Johnny Black (diary entry) : I began the day by interviewing a young pop hopeful, Tracie, for Stereo magazine. Tracie is a protégé of Paul Weller, so we met mid- morning at Weller’s studio beside Marble Arch, where I had previously interviewed Weller and the playwright Tony Marchant for Blitz. Tracie turned out to be a thoughtful lass, ultra-talkative, self-assertive but friendly. She made me a cup of coffee and we discussed incest, tampons, drugs … all the usual stuff. She says she is a spiritualist, regularly visits a medium and thinks she used to be psychic and could predict deaths.

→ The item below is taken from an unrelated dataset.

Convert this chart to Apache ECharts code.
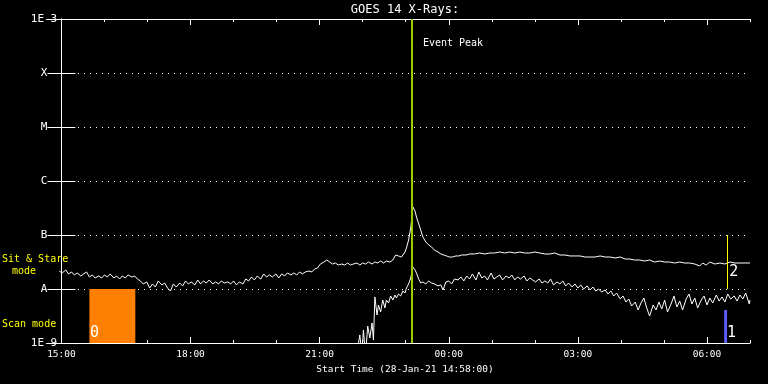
<!DOCTYPE html>
<html><head><meta charset="utf-8">
<script src="https://cdn.jsdelivr.net/npm/echarts@6/dist/echarts.min.js"></script>
<style>html,body{margin:0;padding:0;background:#000}#c{width:768px;height:384px}</style>
</head><body><div id="c"></div><script>
// time = minutes after 15:00 on 28-Jan-21 ; flux in W/m^2
const longFlux = [
[-3,2.15e-8],[1,1.98e-8],[6,2.25e-8],[10,1.90e-8],[14,2.07e-8],[18,1.82e-8],[22,1.98e-8],[27,1.74e-8],[31,1.90e-8],[35,2.07e-8],
[39,1.67e-8],[43,1.82e-8],[47,1.60e-8],[52,1.74e-8],[56,1.60e-8],[60,1.82e-8],[64,1.67e-8],[68,1.90e-8],[73,1.60e-8],[77,1.74e-8],
[81,1.53e-8],[85,1.74e-8],[89,1.60e-8],[93,1.82e-8],[98,1.67e-8],[102,1.74e-8],[106,1.53e-8],[110,1.41e-8],[114,1.24e-8],[119,1.35e-8],
[123,1.04e-8],[127,1.24e-8],[131,1.09e-8],[135,1.41e-8],[140,1.19e-8],[144,1.29e-8],[148,1.04e-8],[152,9.18e-9],[156,1.24e-8],[160,1.09e-8],
[165,1.29e-8],[169,1.14e-8],[173,1.41e-8],[177,1.24e-8],[181,1.35e-8],[186,1.19e-8],[190,1.47e-8],[194,1.24e-8],[198,1.41e-8],[202,1.29e-8],
[206,1.47e-8],[211,1.24e-8],[215,1.35e-8],[219,1.24e-8],[223,1.41e-8],[227,1.29e-8],[232,1.35e-8],[236,1.24e-8],[240,1.41e-8],[244,1.19e-8],
[248,1.35e-8],[253,1.24e-8],[257,1.53e-8],[261,1.41e-8],[265,1.67e-8],[269,1.47e-8],[273,1.74e-8],[278,1.53e-8],[282,1.90e-8],[286,1.67e-8],
[290,1.82e-8],[294,1.67e-8],[299,1.90e-8],[303,1.60e-8],[307,1.90e-8],[311,1.74e-8],[315,1.98e-8],[320,1.82e-8],[324,1.98e-8],[328,1.82e-8],
[332,2.07e-8],[336,1.90e-8],[340,2.07e-8],[345,2.15e-8],[349,2.07e-8],[353,2.35e-8],[357,2.45e-8],[361,2.90e-8],[366,3.16e-8],[370,3.44e-8],
[374,3.16e-8],[378,2.90e-8],[382,3.03e-8],[386,2.78e-8],[391,2.90e-8],[395,2.78e-8],[399,3.03e-8],[403,2.78e-8],[407,2.90e-8],[412,3.03e-8],
[416,2.78e-8],[420,3.03e-8],[424,2.90e-8],[428,3.16e-8],[433,2.90e-8],[437,3.16e-8],[441,3.03e-8],[445,3.30e-8],[449,3.03e-8],[453,3.30e-8],
[458,3.16e-8],[462,3.44e-8],[466,4.26e-8],[470,4.09e-8],[474,3.91e-8],[479,4.84e-8],[481,5.74e-8],[484,8.08e-8],[487,1.35e-7],[490,3.30e-7],
[493,2.78e-7],[495,2.15e-7],[500,1.35e-7],[504,9.18e-8],[508,7.42e-8],[512,6.53e-8],[516,6.0e-8],[520,5.27e-8],[525,4.84e-8],[529,4.45e-8],
[533,4.26e-8],[537,4.09e-8],[541,3.91e-8],[545,3.91e-8],[550,4.09e-8],[554,4.09e-8],[558,4.26e-8],[564,4.26e-8],[569,4.45e-8],[576,4.45e-8],
[583,4.64e-8],[590,4.45e-8],[597,4.64e-8],[604,4.64e-8],[611,4.84e-8],[618,4.64e-8],[625,4.84e-8],[632,4.64e-8],[639,4.84e-8],[646,4.64e-8],
[653,4.64e-8],[660,4.84e-8],[667,4.64e-8],[674,4.45e-8],[681,4.45e-8],[688,4.64e-8],[695,4.26e-8],[702,4.26e-8],[709,4.09e-8],[716,4.09e-8],
[723,4.09e-8],[730,3.91e-8],[737,3.91e-8],[744,3.91e-8],[751,4.09e-8],[758,3.91e-8],[765,3.91e-8],[772,3.75e-8],[779,3.91e-8],[786,3.59e-8],
[792,3.59e-8],[799,3.44e-8],[806,3.44e-8],[813,3.30e-8],[820,3.44e-8],[827,3.16e-8],[834,3.30e-8],[841,3.16e-8],[848,3.16e-8],[855,3.03e-8],
[862,3.16e-8],[869,3.03e-8],[876,3.03e-8],[883,2.90e-8],[890,2.67e-8],[894,3.03e-8],[899,2.78e-8],[904,3.16e-8],[911,2.90e-8],[918,3.03e-8],
[925,2.90e-8],[932,3.16e-8],[939,3.03e-8],[946,3.03e-8],[953,3.03e-8],[960,3.03e-8]
];
const shortFlux = [
[409,5e-10],[413,8e-10],[416,1.41e-9],[419,6e-10],[421,1.74e-9],[424,6e-10],[427,2.06e-9],[430,1.24e-9],[433,2.35e-9],[435,1.14e-9],
[437,7.11e-9],[440,3.30e-9],[442,5.05e-9],[445,3.75e-9],[448,6.25e-9],[451,4.45e-9],[453,6.25e-9],[456,5.50e-9],[459,7.42e-9],[462,6.25e-9],
[465,7.74e-9],[467,6.81e-9],[470,8.08e-9],[473,7.42e-9],[476,9.18e-9],[479,8.43e-9],[481,1.04e-8],[484,1.24e-8],[487,1.60e-8],[490,2.55e-8],
[493,2.25e-8],[495,1.98e-8],[498,1.53e-8],[501,1.29e-8],[504,1.35e-8],[508,1.24e-8],[512,1.41e-8],[516,1.29e-8],[520,1.24e-8],[525,1.14e-8],
[529,1.19e-8],[532,9.58e-9],[536,1.35e-8],[540,1.41e-8],[544,1.24e-8],[548,1.53e-8],[553,1.47e-8],[557,1.67e-8],[561,1.41e-8],[565,1.74e-8],
[569,1.53e-8],[573,1.90e-8],[578,1.47e-8],[582,2.07e-8],[586,1.60e-8],[590,1.74e-8],[594,1.47e-8],[599,1.98e-8],[603,1.53e-8],[607,1.67e-8],
[611,1.82e-8],[615,1.47e-8],[620,1.74e-8],[624,1.60e-8],[628,1.82e-8],[632,1.47e-8],[636,1.67e-8],[640,1.53e-8],[645,1.74e-8],[649,1.41e-8],
[653,1.60e-8],[657,1.47e-8],[661,1.35e-8],[666,1.53e-8],[670,1.29e-8],[674,1.41e-8],[678,1.29e-8],[682,1.53e-8],[686,1.19e-8],[691,1.35e-8],
[695,1.24e-8],[699,1.41e-8],[703,1.14e-8],[707,1.29e-8],[712,1.09e-8],[716,1.24e-8],[720,1.04e-8],[724,1.19e-8],[728,1.00e-8],[733,1.14e-8],
[737,9.58e-9],[741,1.09e-8],[745,9.18e-9],[749,1.00e-8],[753,8.80e-9],[758,9.58e-9],[762,8.08e-9],[766,9.18e-9],[770,7.42e-9],[774,8.43e-9],
[779,6.53e-9],[783,7.42e-9],[787,5.74e-9],[791,6.53e-9],[795,4.84e-9],[800,5.74e-9],[804,4.09e-9],[808,5.50e-9],[812,6.81e-9],[816,4.45e-9],
[820,3.16e-9],[825,5.05e-9],[829,4.09e-9],[833,5.74e-9],[837,4.26e-9],[841,6.25e-9],[845,3.75e-9],[850,5.27e-9],[854,7.42e-9],[858,4.64e-9],
[862,5.99e-9],[866,4.09e-9],[871,6.53e-9],[875,8.08e-9],[879,5.27e-9],[883,6.81e-9],[887,4.45e-9],[892,6.25e-9],[896,7.42e-9],[900,5.05e-9],
[904,6.81e-9],[908,5.50e-9],[913,7.74e-9],[917,5.99e-9],[921,7.11e-9],[925,5.74e-9],[929,8.08e-9],[933,6.53e-9],[938,7.42e-9],[942,5.99e-9],
[946,7.74e-9],[950,6.53e-9],[954,8.43e-9],[959,5.27e-9],[960,6.25e-9]
];
const yTickLabels = {'-9':'1E-9','-8':'A','-7':'B','-6':'C','-5':'M','-4':'X','-3':'1E-3'};
const hourTicks = [0,60,120,180,240,300,360,420,480,540,600,660,720,780,840,900,960];
const majorTicks = [0,180,360,540,720,900];
const eventPeakTime = 488;
const scanBlock = [39,103,1e-9,1e-8];      // start, end, low, high
const blueBar = [924,928,1e-9,4.09e-9];
const sitStareMark = [928,1e-8,1e-7];
const blockLabels = [['0',40,1.53e-9],['1',928,1.53e-9],['2',931,2.07e-8]];

const mono = 'DejaVu Sans Mono';
const fmtTime = m => { const h = (15 + Math.floor(m/60)) % 24; const mm = m % 60; return String(h).padStart(2,'0')+':'+String(mm).padStart(2,'0'); };
const white = '#ffffff';
const xCommon = {type:'value', min:-2, max:960, splitLine:{show:false}};
const chart = echarts.init(document.getElementById('c'));
chart.setOption({
  backgroundColor:'#000',
  animation:false,
  grid:{left:60, right:18, top:19, bottom:41},
  xAxis:[
    Object.assign({}, xCommon, {position:'bottom',
      axisLine:{show:true, lineStyle:{color:white, width:1}},
      axisTick:{show:true, inside:true, length:6, customValues:majorTicks, lineStyle:{color:white}},
      axisLabel:{show:true, customValues:majorTicks, formatter:v=>fmtTime(v), color:white, fontFamily:mono, fontSize:9.5, margin:7},
      name:'Start Time (28-Jan-21 14:58:00)', nameLocation:'middle', nameGap:20,
      nameTextStyle:{color:white, fontFamily:mono, fontSize:9.5}}),
    Object.assign({}, xCommon, {position:'bottom', axisLine:{show:false},
      axisTick:{show:true, inside:true, length:3, customValues:hourTicks, lineStyle:{color:white}}, axisLabel:{show:false}}),
    Object.assign({}, xCommon, {position:'top', axisLine:{show:true, lineStyle:{color:white}},
      axisTick:{show:true, inside:true, length:6, customValues:majorTicks, lineStyle:{color:white}}, axisLabel:{show:false}}),
    Object.assign({}, xCommon, {position:'top', axisLine:{show:false},
      axisTick:{show:true, inside:true, length:3, customValues:hourTicks, lineStyle:{color:white}}, axisLabel:{show:false}})
  ],
  yAxis:[
    {type:'log', logBase:10, min:1e-9, max:1e-3, interval:1, position:'left',
      axisLine:{show:true, lineStyle:{color:white}},
      axisTick:{show:true, inside:true, length:14, lineStyle:{color:white}},
      minorTick:{show:false},
      axisLabel:{color:white, fontFamily:mono, fontSize:11, margin:16, align:'center',
        formatter:v=>yTickLabels[String(Math.round(Math.log10(v)))] || ''},
      splitLine:{show:true, lineStyle:{color:white, type:[1,5], width:1}}},
    {type:'log', logBase:10, min:1e-9, max:1e-3, interval:1, position:'right',
      axisLine:{show:true, lineStyle:{color:white}},
      axisTick:{show:true, inside:true, length:14, lineStyle:{color:white}},
      axisLabel:{show:false}, splitLine:{show:false}}
  ],
  series:[
    {type:'line', name:'1.0-8.0 A', data:longFlux, showSymbol:false, symbol:'none',
      lineStyle:{color:white, width:1}, silent:true, z:3,
      markArea:{silent:true, data:[
        [{coord:[scanBlock[0],scanBlock[2]], itemStyle:{color:'#ff8000', opacity:1}},{coord:[scanBlock[1],scanBlock[3]]}],
        [{coord:[blueBar[0],blueBar[2]], itemStyle:{color:'#5f5cff', opacity:1}},{coord:[blueBar[1],blueBar[3]]}]
      ]},
      markLine:{silent:true, symbol:'none', label:{show:false}, data:[
        {xAxis:eventPeakTime, lineStyle:{color:'#9acd00', width:2, type:'solid'}},
        [{coord:[sitStareMark[0],sitStareMark[1]], lineStyle:{color:'#ffff00', width:1, type:'solid'}},{coord:[sitStareMark[0],sitStareMark[2]]}]
      ]},
      markPoint:{silent:true, symbol:'circle', symbolSize:0, data:[
        {coord:[504,3.6e-4], label:{show:true, formatter:'Event Peak', position:'right', distance:0, color:white, fontFamily:mono, fontSize:10}}
      ].concat(blockLabels.map(b=>({coord:[b[1],b[2]], label:{show:true, formatter:b[0], position:'right', distance:0, color:white, fontFamily:mono, fontSize:15}})))}
    },
    {type:'line', name:'0.5-4.0 A', data:shortFlux, showSymbol:false, symbol:'none',
      lineStyle:{color:white, width:1}, silent:true, z:3}
  ],
  graphic:[
    {type:'text', x:405, y:10, style:{text:'GOES 14 X-Rays:', fill:white, font:'12px "DejaVu Sans Mono"', textAlign:'center', textVerticalAlign:'middle'}},
    {type:'text', x:2, y:259, style:{text:'Sit & Stare', fill:'#ffff00', font:'10px "DejaVu Sans Mono"', textAlign:'left', textVerticalAlign:'middle'}},
    {type:'text', x:24, y:271, style:{text:'mode', fill:'#ffff00', font:'10px "DejaVu Sans Mono"', textAlign:'center', textVerticalAlign:'middle'}},
    {type:'text', x:2, y:324, style:{text:'Scan mode', fill:'#ffff00', font:'10px "DejaVu Sans Mono"', textAlign:'left', textVerticalAlign:'middle'}}
  ]
});
</script></body></html>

Immediately after interviewing Tracie I zoomed across to Soho where I spent a frantic fifteen minutes trying to find a restaurant which I’d lost. I thought I knew exactly where it was, but it turned out to be two streets away. Happens a lot in Soho. The restaurant was The Red Fort, where I had my second meal with Howard Jones, a performer I took to immediately when I first met him. We ate vegetarian Indian delicacies.

I was pleased to note that he coped graciously with an almost constant stream of autograph seekers, although he obviously finds it a bit embarrassing. I was also delighted that, when I asked him to contribute something to my diary, he wrote out some lines from The Book Of The Tao, possibly the most wonderful book of enlightened philosophy for simple folks like me ever written.

Earlier this week, I interviewed the enigmatic Scott Walker, once the front man for 60s teen idols The Walker Brothers. These days he’s pursuing a solo career rather slowly (one album in seven years?) Now domiciled in Hammersmith, he seemed more interested in living his life and trying to understand himself than in making music, which is fair enough. Indeed, the music on his new album, Climate Of Hunter, seems more like an exorcism of his internal demons than a sequence of songs.

He talks like a man with a huge knot tightening inside him. We met in the Kensington Hilton at 5.30pm. He doesn’t get out of bed until 3.30 every day. He likes the Hilton, though, because it has a very good Japanese restaurant. He describes his earlier works as sins for which he must atone. Seriously. He’s clearly very intelligent, but one very strange puppy. When I asked him to write something in my diary, he wrote, ‘Thanks for not asking about the material.’